I would really appreciate a hint.

• – gammatester Oct 22 '18 at 8:41
• Thank you for the hint, I had not considered this. Despite this, I still can't yield an answer. I'm open to additional help if you are willing. – JulianAngussmith Oct 22 '18 at 8:54

Hint: formally $$h'(z)=\sum (z-2)^{n-1}$$. Calculate this sum and integrate. The answer is $$Log (3-z)$$ for $$|z-2| <1$$ where $$Log$$ is the principle branch of logarithm. You have to have some knowledge of logarithms in the complex plane to answer this question.

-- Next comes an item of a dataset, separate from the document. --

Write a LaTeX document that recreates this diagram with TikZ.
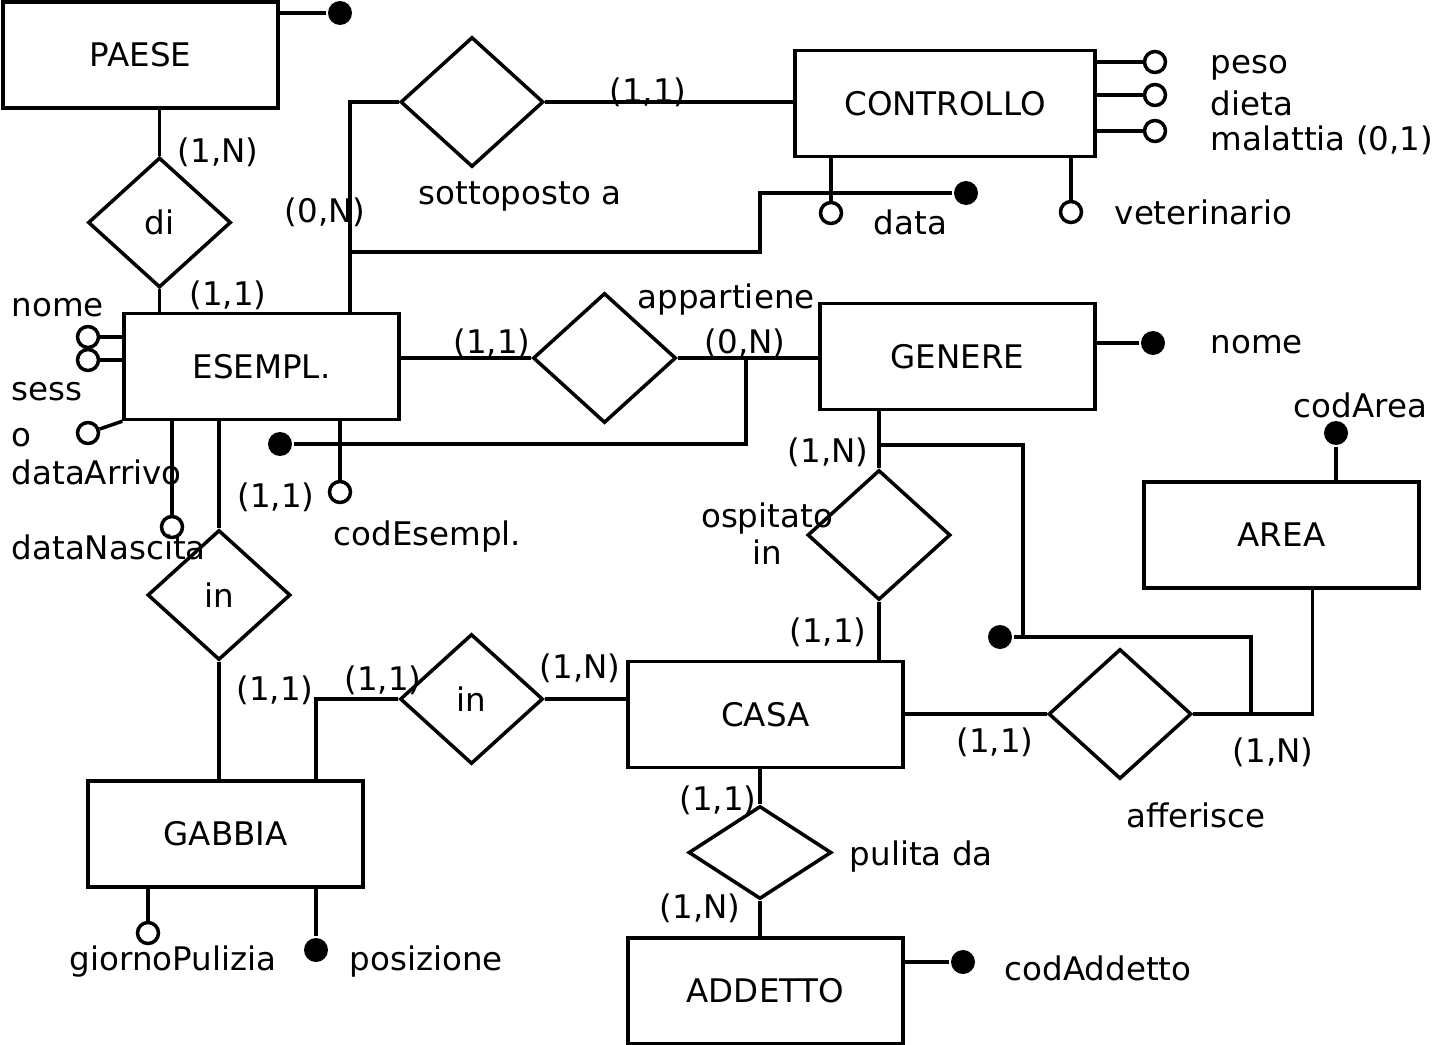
\documentclass[tikz,border=0pt]{standalone}
\usepackage{fontspec}
\setmainfont{DejaVu Sans}
\usetikzlibrary{shapes.geometric}

\begin{document}
\begin{tikzpicture}[x=0.02cm, y=-0.02cm, line width=2pt,
    font=\fontsize{18.5}{21}\selectfont,
    entity/.style={rectangle, draw, minimum width=5.5cm, minimum height=2.12cm, inner sep=0pt},
    relation/.style={diamond, draw, minimum width=2.86cm, minimum height=2.6cm, inner sep=0pt},
    attr/.style={circle, draw, fill=white, minimum size=0.42cm, inner sep=0pt},
    keyattr/.style={circle, fill=black, minimum size=0.48cm, inner sep=0pt},
    lbl/.style={inner sep=0pt},
    lblw/.style={inner sep=0pt, anchor=west}]
    \useasboundingbox (0,0) rectangle (1438,1045);

    % Entities
    \node (paese) [entity] at (140.5,55) {PAESE};
    \node (esempl) [entity] at (261.5,366.5) {ESEMPL.};
    \node (controllo) [entity, minimum width=6cm] at (945,103.5) {CONTROLLO};
    \node (genere) [entity] at (957.5,356.5) {GENERE};
    \node (area) [entity] at (1281.5,535) {AREA};
    \node (casa) [entity] at (765.5,714.5) {CASA};
    \node (gabbia) [entity] at (225.5,834) {GABBIA};
    \node (addetto) [entity] at (765.5,991) {ADDETTO};

    % Relationships
    \node (di) [relation] at (159.5,222.5) {di};
    \node (sotto) [relation] at (472,102) {};
    \node (app) [relation] at (604.5,358) {};
    \node (osp) [relation] at (879,535) {};
    \node (inGab) [relation] at (219,595) {in};
    \node (inCasa) [relation] at (471.5,699) {in};
    \node (aff) [relation] at (1120,714) {};
    \node (pulita) [relation, minimum height=1.86cm] at (760,852.5) {};

    % Attributes
    \node (kPaese) [keyattr] at (340,13) {};
    \node (aNome) [attr] at (88,337) {};
    \node (aSesso) [attr] at (88,360) {};
    \node (aArrivo) [attr] at (88,433) {};
    \node (aNascita) [attr] at (172,527) {};
    \node (aCodE) [attr] at (340,492) {};
    \node (kEsempl) [keyattr] at (280,444) {};
    \node (aPeso) [attr] at (1155,62) {};
    \node (aDieta) [attr] at (1155,95) {};
    \node (aMal) [attr] at (1155,131) {};
    \node (aData) [attr] at (831,213) {};
    \node (aVet) [attr] at (1071,212) {};
    \node (kCtrl) [keyattr] at (966,193) {};
    \node (kGen) [keyattr] at (1153,343) {};
    \node (kArea) [keyattr] at (1336,433) {};
    \node (kCasa) [keyattr] at (1000,637) {};
    \node (aGiorno) [attr] at (148,933) {};
    \node (kPos) [keyattr] at (316,950) {};
    \node (kAdd) [keyattr] at (963,962) {};

    % Junctions
    \coordinate (jSotto) at (350,252);
    \coordinate (jCtrl) at (760,193);
    \coordinate (jApp) at (746,358);
    \coordinate (jOsp) at (879,445);
    \coordinate (jCasa) at (1023,637);
    \coordinate (jAff) at (1251,714);

    % Links
    \draw (di) -- (di |- paese.south);
    \draw (di) -- (di |- esempl.north);
    \draw (sotto.west) -| (jSotto |- esempl.north);
    \draw (sotto.east) -- (sotto.east -| controllo.west);
    \draw (app.west) -- (app.west -| esempl.east);
    \draw (app.east) -- (app.east -| genere.west);
    \draw (osp) -- (osp |- genere.south);
    \draw (osp) -- (osp |- casa.north);
    \draw (inGab) -- (inGab |- esempl.south);
    \draw (inGab) -- (inGab |- gabbia.north);
    \draw (inCasa.west) -| (kPos |- gabbia.north);
    \draw (inCasa.east) -- (inCasa.east -| casa.west);
    \draw (aff.west) -- (aff.west -| casa.east);
    \draw (aff.east) -| ([xshift=0.62cm]area.south);
    \draw (pulita) -- (pulita |- casa.south);
    \draw (pulita) -- (pulita |- addetto.north);

    % Attribute lines
    \draw (kPaese) -- (kPaese -| paese.east);
    \draw (aNome) -- (aNome -| esempl.west);
    \draw (aSesso) -- (aSesso -| esempl.west);
    \draw (aArrivo) -- (esempl.south west);
    \draw (aNascita) -- (aNascita |- esempl.south);
    \draw (aCodE) -- (aCodE |- esempl.south);
    \draw (aPeso) -- (aPeso -| controllo.east);
    \draw (aDieta) -- (aDieta -| controllo.east);
    \draw (aMal) -- (aMal -| controllo.east);
    \draw (aData) -- (aData |- controllo.south);
    \draw (aVet) -- (aVet |- controllo.south);
    \draw (kGen) -- (kGen -| genere.east);
    \draw (kArea) -- (kArea |- area.north);
    \draw (aGiorno) -- (aGiorno |- gabbia.south);
    \draw (kPos) -- (kPos |- gabbia.south);
    \draw (kAdd) -- (kAdd -| addetto.east);

    % Identifiers
    \draw (jSotto) -| (jCtrl) -- (kCtrl);
    \draw (kEsempl) -| (jApp);
    \draw (jOsp) -| (jCasa);
    \draw (kCasa) -| (jAff);

    % Attribute names
    \node (tNome) [lblw] at (10,308) {nome};
    \node (tSess) [lblw] at (10,392) {sess};
    \node (tSessO) [lblw] at (10,438) {o};
    \node (tArrivo) [lblw] at (10,472) {dataArrivo};
    \node (tNascita) [lblw] at (10,547) {dataNascita};
    \node (tCodE) [lblw] at (332,537) {codEsempl.};
    \node (tPeso) [lblw] at (1209,68) {peso};
    \node (tDieta) [lblw] at (1209,103) {dieta};
    \node (tMal) [lblw] at (1209,140) {malattia (0,1)};
    \node (tData) [lblw] at (872,222) {data};
    \node (tVet) [lblw] at (1113,212) {veterinario};
    \node (tNomeG) [lblw] at (1209,345) {nome};
    \node (tCodA) [lblw] at (1292,405) {codArea};
    \node (tGiorno) [lbl] at (173,962) {giornoPulizia};
    \node (tPos) [lblw] at (348,962) {posizione};
    \node (tCodAdd) [lblw] at (1003,968) {codAddetto};

    % Relationship names
    \node (tSotto) [lblw] at (417,196) {sottoposto a};
    \node (tApp) [lblw] at (636,300) {appartiene};
    \node (tOsp) [lbl, align=center] at (767,534) {ospitato\\in};
    \node (tAff) [lbl] at (1196,815) {afferisce};
    \node (tPulita) [lblw] at (848,857) {pulita da};

    % Cardinalities
    \node (cPaeseDi) [lbl] at (218,152) {(1,N)};
    \node (cEsemplDi) [lbl] at (228,295) {(1,1)};
    \node (cEsemplSotto) [lbl] at (325,212) {(0,N)};
    \node (cCtrlSotto) [lbl] at (648,92) {(1,1)};
    \node (cEsemplApp) [lbl] at (492,343) {(1,1)};
    \node (cGenApp) [lbl] at (745,343) {(0,N)};
    \node (cEsemplIn) [lbl] at (276,497) {(1,1)};
    \node (cGenOsp) [lbl] at (828,452) {(1,N)};
    \node (cCasaOsp) [lbl] at (828,632) {(1,1)};
    \node (cGabIn1) [lbl] at (275,690) {(1,1)};
    \node (cGabIn2) [lbl] at (383,680) {(1,1)};
    \node (cCasaIn) [lbl] at (580,668) {(1,N)};
    \node (cCasaAff) [lbl] at (995,742) {(1,1)};
    \node (cAreaAff) [lbl] at (1273,752) {(1,N)};
    \node (cCasaPul) [lbl] at (718,800) {(1,1)};
    \node (cAddPul) [lbl] at (700,908) {(1,N)};
\end{tikzpicture}
\end{document}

• Does this give $-\ln|3-z|-\ln|z-2|+C$? – JulianAngussmith Oct 22 '18 at 9:11
• No, the sum of the series is not a real valued function. Please see my revised answer. – Kavi Rama Murthy Oct 22 '18 at 9:16
• I believe I have calculated the sum incorrectly. I have that $$h(z)=\int\sum_{n=1}^{\infty} (z-2)^{n-1} \ dz=\int\sum_{n=0}^{\infty} (z-2)^n-\frac{1}{z-2} \ dz.$$ – JulianAngussmith Oct 22 '18 at 9:19

Taking the convergent part of this sum and making

$$y = z-2$$

we have

$$h(y) = \sum_{k=1}^{\infty}\frac{y^k}{k} = \int_0^y\sum_{k=0}^{\infty}\zeta^kd\zeta = \int_0^y\frac{d\zeta}{1-\zeta}$$

• Why does $$\sum_{k=1}^{\infty}\frac{y^k}{k}=\int\sum_{k=0}^{\infty} y^k\ dy?$$ – Bell Oct 22 '18 at 9:41
• @Cesareo I don't understand how the second line of equations works. For instance, as $$\frac{y^k}{k} =\int y^{k-1} \ dy \ \ \text{doesn't this imply that} \ \ \sum_{k=1}^{\infty}\frac{y^k}{k}=\int\sum_{k=1}^{\infty}y^{k-1} \ dy?$$ – JulianAngussmith Oct 22 '18 at 23:00
• @JulianAngussmith $y^0+y^1\Rightarrow\int_0^y\Rightarrow\frac{y^1}{1}+\frac{y^2}{2}$ – Cesareo Oct 22 '18 at 23:26
• Is a definite integral necessary for this problem? – JulianAngussmith Oct 23 '18 at 0:29

Hint:

Instead of looking at $$h$$, first try to calculate what $$\frac{\partial h}{\partial z}$$ would be.